What does Global Tactical Asset Allocation (GTAA) mean?
Wikipedia defines Global Tactical Asset Allocation, or GTAA, as a top-down investment strategy that attempts to exploit short-term mis-pricings among a global set of assets. The strategy focuses on general movements in the market rather than on performance of individual securities.
Hedge funds and asset allocation
GTAA is believed to be derived from, and share some characteristics of, global macro hedge funds and tactical asset allocation (TAA). Global macro hedge funds, like GTAA, seek to profit from taking positions in major world equity, bond or currency markets. However, the two differ in the fact that global macro has been characterized by large, undiversified bets, while modern GTAA strategies are generally well-diversified and operate with risk controls. TAA decisions undertaken by managers of multi-asset funds, like GTAA decisions, are intended to enhance investment outcomes by overweighting and underweighting asset classes based on their expected performance over relatively short time periods (usually 3–6 months). While TAA, within multi-asset funds, is restricted to the asset classes contained in the fund’s strategic asset allocation, GTAA strategies enjoys the privilege of accessing a broader opportunity set.

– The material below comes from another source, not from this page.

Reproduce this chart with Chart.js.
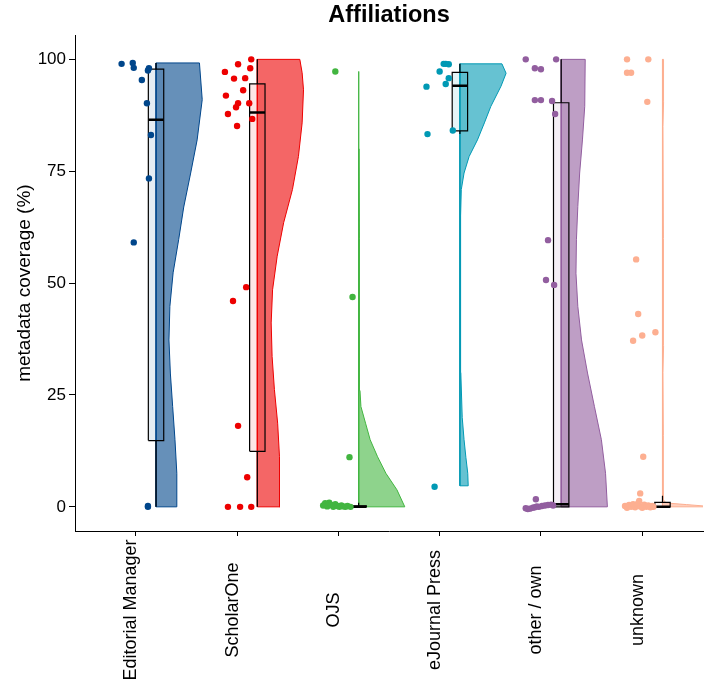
<!DOCTYPE html>
<html>
<head>
<meta charset="utf-8">
<script src="https://cdn.jsdelivr.net/npm/chart.js@4.4.1/dist/chart.umd.min.js"></script>
<style>
  html, body { margin: 0; padding: 0; background: #fff; }
</style>
</head>
<body>
<canvas id="grafico" width="707" height="681"></canvas>
<script>
// ===== 1. Categorias e cores =====
const categorias = ['Editorial Manager', 'ScholarOne', 'OJS', 'eJournal Press', 'other / own', 'unknown'];
const cores = ['#00468B', '#ED0000', '#42B540', '#0099B4', '#925E9F', '#FDAF91'];
const yTicks = [0, 25, 50, 75, 100];

// ===== 2. Boxplot =====
const boxMin     = [0,    0,    0,   83.3, 0,    0];
const boxQ1      = [14.8, 12.4, 0,   84.0, 0,    0];
const boxMediana = [86.5, 88.1, 0,   94.1, 0.6,  0];
const boxQ3      = [97.8, 94.5, 0.2, 97.1, 90.3, 1.0];
const boxMax     = [99.2, 100,  0.9, 99.0, 100,  2.5];

// ===== 3. Violinos (meia densidade, normalizada) =====
const violinNiveis = [
  [0, 7.5, 15, 22.4, 29.9, 37.3, 44.8, 52.3, 59.7, 67, 74.6, 82, 91, 99.2],
  [0, 11.2, 18.7, 26.2, 33.6, 41.1, 48.5, 56, 63.5, 70.9, 78.3, 85.8, 93.2, 97, 100],
  [0, 3.8, 7.5, 11.2, 15, 18.7, 22.4, 26, 35, 45, 47, 50, 60, 80, 97.3],
  [4.7, 7.5, 11, 15, 20, 30, 50, 65, 70.9, 74.6, 78.3, 82, 85.8, 89.5, 94, 96.9, 99],
  [0, 7.5, 15, 22.4, 29.9, 37.3, 44.8, 52.2, 59.7, 67.1, 74.6, 82, 89.5, 100],
  [0, 0.1, 0.2, 0.5, 0.8, 1.0, 1.5, 2.2, 3, 4, 6, 11, 16, 30, 36, 38, 39, 41, 43, 45, 50, 55, 60, 85, 90.5, 94, 97, 100]
];
const violinDensidade = [
  [0.45, 0.45, 0.41, 0.36, 0.31, 0.28, 0.30, 0.37, 0.49, 0.60, 0.75, 0.89, 1.00, 0.94],
  [0.49, 0.48, 0.44, 0.37, 0.32, 0.30, 0.33, 0.43, 0.57, 0.76, 0.89, 0.97, 1.00, 0.97, 0.92],
  [1.00, 0.83, 0.59, 0.41, 0.25, 0.15, 0.05, 0.03, 0.013, 0.02, 0.026, 0.02, 0.01, 0.007, 0.007],
  [0.18, 0.17, 0.13, 0.09, 0.05, 0.02, 0.015, 0.015, 0.03, 0.09, 0.20, 0.38, 0.53, 0.67, 0.89, 1.00, 0.91],
  [1.00, 0.96, 0.87, 0.72, 0.57, 0.44, 0.36, 0.32, 0.33, 0.36, 0.40, 0.46, 0.51, 0.52],
  [1.0, 0.96, 0.89, 0.52, 0.16, 0.065, 0.026, 0.02, 0.026, 0.017, 0.013, 0.026, 0.013, 0.011, 0.024, 0.03, 0.028, 0.02, 0.024, 0.013, 0.013, 0.024, 0.013, 0.011, 0.024, 0.015, 0.028, 0.026]
];

// ===== 4. Pontos (valor + deslocamento horizontal) =====
const pontosValores = [
  [99.0, 99.2, 98.1, 98.0, 97.5, 95.4, 90.2, 83.1, 73.4, 59.1, 0.2, 0],
  [100, 98.9, 98.0, 97.2, 95.7, 95.8, 93.1, 91.9, 90.2, 90.2, 89.3, 87.8, 86.7, 85.1, 49.1, 46.0, 18.1, 6.6, 0, 0, 0],
  [97.3, 46.9, 11.1, 0.3, 0.8, 0.1, 0.9, 0.4, 0.0, 0.6, 0.2, 0.0, 0.3, 0.1, 0.0, 0.2, 0.0],
  [99.0, 99.0, 98.9, 97.3, 95.8, 94.5, 93.9, 83.3, 84.1, 4.5],
  [100, 100, 98.0, 97.8, 90.9, 90.9, 90.7, 87.8, 59.6, 50.7, 49.6, 1.7, -0.3, -0.5, -0.4, -0.2, -0.1, 0.1, 0.0, 0.2, 0.3, 0.4, 0.5, 0.3],
  [100, 100, 97.0, 97.0, 90.5, 55.3, 43.1, 38.3, 39.0, 37.1, 11.2, 3.0, 1.3,
   0.2, -0.2, 0.4, 0.0, 0.6, -0.1, 0.3, 0.8, 0.1, -0.2, 0.5, 0.0, 0.3, -0.1, 0.2, 0.0]
];
const pontosJitter = [
  [-0.14, -0.03, -0.02, 0.13, 0.12, 0.06, 0.11, 0.15, 0.13, -0.02, 0.12, 0.12],
  [0.14, 0.01, 0.13, -0.12, -0.03, 0.08, 0.06, -0.11, 0.01, 0.12, -0.01, -0.09, 0.15, 0.00, 0.09, -0.04, 0.01, 0.10, -0.09, 0.03, 0.14],
  [-0.03, 0.14, 0.11, -0.15, -0.13, -0.11, -0.09, -0.07, -0.05, -0.03, -0.01, 0.01, 0.03, 0.05, 0.07, 0.09, 0.12],
  [0.04, 0.06, 0.09, 0.00, 0.09, 0.06, -0.13, -0.12, 0.13, -0.05],
  [-0.15, 0.15, -0.06, 0.00, -0.06, 0.00, 0.11, 0.14, 0.07, 0.05, 0.13, -0.05, -0.15, -0.13, -0.11, -0.08, -0.06, -0.04, -0.02, 0.01, 0.04, 0.07, 0.10, 0.12],
  [-0.15, 0.06, -0.15, -0.11, 0.05, -0.06, -0.04, 0.00, 0.13, -0.09, 0.01, -0.02, -0.03,
   -0.17, -0.15, -0.13, -0.11, -0.09, -0.07, -0.05, -0.04, -0.02, 0.00, 0.02, 0.04, 0.06, 0.08, 0.10, 0.11]
];

// ===== 5. Geometria =====
const DESLOC = 0.2;        // box e violino deslocados para a direita
const MEIA_CAIXA = 0.076;  // meia largura da caixa
const VIOLINO_MAX = 0.456; // largura maxima do violino

function rgba(hex, a) {
  const n = parseInt(hex.slice(1), 16);
  return `rgba(${(n >> 16) & 255}, ${(n >> 8) & 255}, ${n & 255}, ${a})`;
}

const datasets = [];

categorias.forEach((cat, i) => {
  const pos = i + 1;
  const base = pos + DESLOC;
  const cor = cores[i];

  // violino
  const niveis = violinNiveis[i];
  const contorno = [{ x: base, y: niveis[0] }];
  niveis.forEach((v, j) => contorno.push({ x: base + violinDensidade[i][j] * VIOLINO_MAX, y: v }));
  contorno.push({ x: base, y: niveis[niveis.length - 1] });
  contorno.push({ x: base, y: niveis[0] });

  datasets.push({
    type: 'line',
    data: contorno,
    borderColor: cor,
    borderWidth: 1,
    backgroundColor: rgba(cor, 0.6),
    fill: 'shape',
    pointRadius: 0,
    tension: 0,
    order: 5
  });

  // bigodes
  [[boxQ3[i], boxMax[i]], [boxMin[i], boxQ1[i]]].forEach(([a, b]) => {
    datasets.push({
      type: 'line',
      data: [{ x: base, y: a }, { x: base, y: b }],
      borderColor: '#000',
      borderWidth: 1.2,
      pointRadius: 0,
      fill: false,
      order: 4
    });
  });

  // caixa
  datasets.push({
    type: 'line',
    data: [
      { x: base - MEIA_CAIXA, y: boxQ1[i] },
      { x: base + MEIA_CAIXA, y: boxQ1[i] },
      { x: base + MEIA_CAIXA, y: boxQ3[i] },
      { x: base - MEIA_CAIXA, y: boxQ3[i] },
      { x: base - MEIA_CAIXA, y: boxQ1[i] }
    ],
    borderColor: '#000',
    borderWidth: 1.2,
    backgroundColor: rgba(cor, 0.1),
    fill: 'shape',
    pointRadius: 0,
    tension: 0,
    order: 3
  });

  // mediana
  datasets.push({
    type: 'line',
    data: [{ x: base - MEIA_CAIXA, y: boxMediana[i] }, { x: base + MEIA_CAIXA, y: boxMediana[i] }],
    borderColor: '#000',
    borderWidth: 2.5,
    pointRadius: 0,
    fill: false,
    order: 2
  });

  // pontos
  datasets.push({
    type: 'scatter',
    data: pontosValores[i].map((v, k) => ({ x: pos + pontosJitter[i][k], y: v })),
    backgroundColor: cor,
    borderWidth: 0,
    pointRadius: 3.2,
    order: 1
  });
});

// ===== 6. Rotulos do eixo x (verticais, centrados como no ggplot) =====
const fonte = "'Liberation Sans', Arial, Helvetica, sans-serif";

const rotulosX = {
  id: 'rotulosX',
  afterDraw(chart) {
    const { ctx } = chart;
    const x = chart.scales.x;
    ctx.save();
    ctx.fillStyle = '#000';
    ctx.font = `18px ${fonte}`;
    ctx.textAlign = 'center';
    ctx.textBaseline = 'alphabetic';
    categorias.forEach((c, i) => {
      ctx.save();
      ctx.translate(x.getPixelForValue(i + 1) + 0.5, x.top + 79);
      ctx.rotate(-Math.PI / 2);
      ctx.fillText(c, 0, 0);
      ctx.restore();
    });
    ctx.restore();
  }
};

// ===== 7. Grafico =====
new Chart(document.getElementById('grafico'), {
  type: 'scatter',
  data: { datasets },
  plugins: [rotulosX],
  options: {
    responsive: false,
    devicePixelRatio: 1,
    animation: false,
    layout: { padding: 0 },
    plugins: {
      legend: { display: false },
      tooltip: { enabled: false },
      title: {
        display: true,
        text: 'Affiliations',
        fullSize: false,
        color: '#000',
        font: { family: fonte, size: 23.5, weight: 'bold' },
        padding: { top: 1, bottom: 6 }
      }
    },
    scales: {
      x: {
        type: 'linear',
        min: 0.4,
        max: 6.6,
        afterBuildTicks: s => { s.ticks = categorias.map((c, i) => ({ value: i + 1 })); },
        afterFit: s => { s.height = 150; },
        ticks: { display: false },
        grid: { drawOnChartArea: false, drawTicks: true, tickLength: 5, color: '#000' },
        border: { display: true, color: '#000', width: 1 }
      },
      y: {
        min: -5.4,
        max: 105.4,
        afterBuildTicks: s => { s.ticks = yTicks.map(v => ({ value: v })); },
        afterFit: s => { s.width = 75; },
        ticks: {
          padding: 3,
          color: '#000',
          font: { family: fonte, size: 17 }
        },
        title: {
          display: true,
          text: 'metadata coverage (%)',
          color: '#000',
          font: { family: fonte, size: 19 },
          padding: { top: 13, bottom: 0 }
        },
        grid: { drawOnChartArea: false, drawTicks: true, tickLength: 6, color: '#000' },
        border: { display: true, color: '#000', width: 1 }
      }
    }
  }
});
</script>
</body>
</html>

The modern global tactical asset allocation program is composed of two separate strategies: strategic rebalancing and overlay. The strategic rebalancing element of GTAA program is designed to remove any unintentional asset allocation risk which can be caused by various factors, including: drift risk, which occurs when the value of underlying portfolio holdings moves away from the strategic benchmark due to differences in asset class returns, due to changes in asset valuation, cash holdings, currency deviations from stock selection, unintentional country deviations within underlying stock/bond portfolios, manager of benchmark transitions, and contributions to and redemptions from the portfolio1. The overlay element of GTAA program is designed to capture excess return through intentional, opportunistic, long and short positions in asset classes and countries. The GTAA strategy can be viewed as making two major types of decisions: The first type is asset class timing, including stocks vs. bonds vs. cash, small cap vs. large cap stocks, value vs. growth stocks, emerging vs. developed stocks and bonds, etc. This kind of decision making is often referred to as TAA. The second type of decision is known as country or sector decisions within asset classes, including country selection in developed and emerging equity, as well as fixed income and currency markets. These are the global relative-value decisions which give meaning to the “G” in GTAA and distinguish the strategy from traditional market timing.